Set exercise —
In the records below, find each line containing the word "this" and copy it.

+++ Supplied information

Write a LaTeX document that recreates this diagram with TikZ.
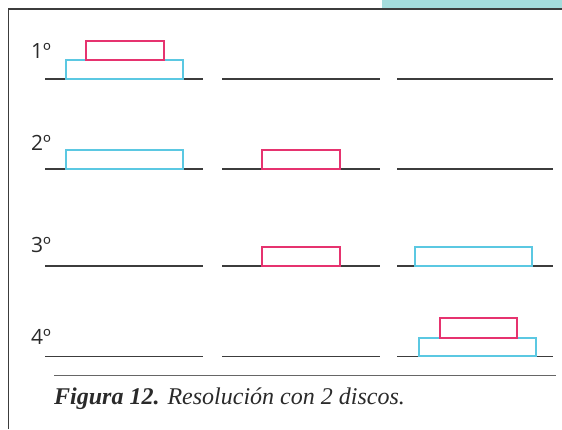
\documentclass[tikz,border=0pt]{standalone}
\usepackage{fontspec}
\setmainfont{Liberation Serif}
\newfontfamily\labfont{Open Sans}
\definecolor{discblue}{HTML}{5BC8E2}
\definecolor{discpink}{HTML}{E6336F}
\definecolor{tabteal}{HTML}{A4DCDC}
\definecolor{rulegray}{HTML}{3C3C3C}
\definecolor{txtgray}{HTML}{2A2A2A}
\begin{document}
\begin{tikzpicture}[x=1pt,y=-1pt,
  baseln/.style={draw=rulegray,line width=1.3pt},
  bigdisc/.style={draw=discblue,line width=2pt},
  smalldisc/.style={draw=discpink,line width=2pt},
  steplabel/.style={anchor=base west,inner sep=0pt,font=\labfont\fontsize{21}{21}\selectfont,text=txtgray},
  frameline/.style={draw=rulegray,line width=1.4pt}]
\useasboundingbox (0,0) rectangle (562,429);
% teal tab
\fill[tabteal] (382,0) rectangle (562,8);
% frame
\draw[frameline] (8.7,429) -- (8.7,9) -- (562,9);
% rows: baselines
\foreach \y/\n in {79/1,169/2,266/3,356.5/4}{
  \draw[baseln] (45,\y) -- (203,\y);
  \draw[baseln] (222,\y) -- (380,\y);
  \draw[baseln] (397,\y) -- (553,\y);
}
% labels
\node[steplabel] (l1) at (31,58) {1º};
\node[steplabel] (l2) at (31,150.5) {2º};
\node[steplabel] (l3) at (31,252.5) {3º};
\node[steplabel] (l4) at (31,344) {4º};
% row 1
\draw[bigdisc] (65.7,78.5) rectangle (182.7,60.3);
\draw[smalldisc] (86.3,60.3) rectangle (163.7,40.7);
% row 2
\draw[bigdisc] (65.7,168.5) rectangle (182.7,150.3);
\draw[smalldisc] (262,168.5) rectangle (340,149.8);
% row 3
\draw[smalldisc] (262,265.5) rectangle (340,247);
\draw[bigdisc] (415,265.5) rectangle (531.7,247);
% row 4
\draw[bigdisc] (419,356) rectangle (536,337.7);
\draw[smalldisc] (440,337.7) rectangle (517,317.7);
% caption
\draw[draw=gray!80!black,line width=0.9pt] (54,375.7) -- (555.7,375.7);
\node[anchor=base west,inner sep=0pt,font=\fontsize{24}{24}\selectfont,text=txtgray] (cap) at (54,404) {\textbf{\textit{Figura 12.}} \textit{Resolución con 2 discos.}};
\end{tikzpicture}
\end{document}
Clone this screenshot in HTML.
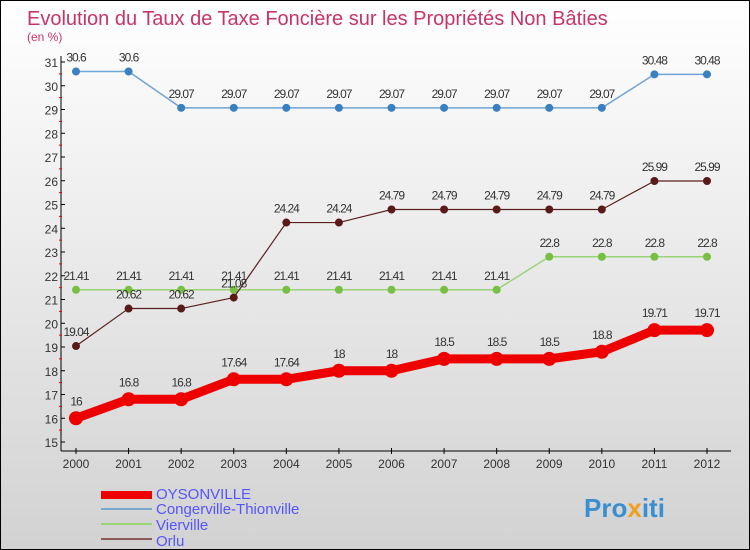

++++++

Full solution —
Write a LaTeX document that recreates this diagram with TikZ.
Clone this screenshot in HTML.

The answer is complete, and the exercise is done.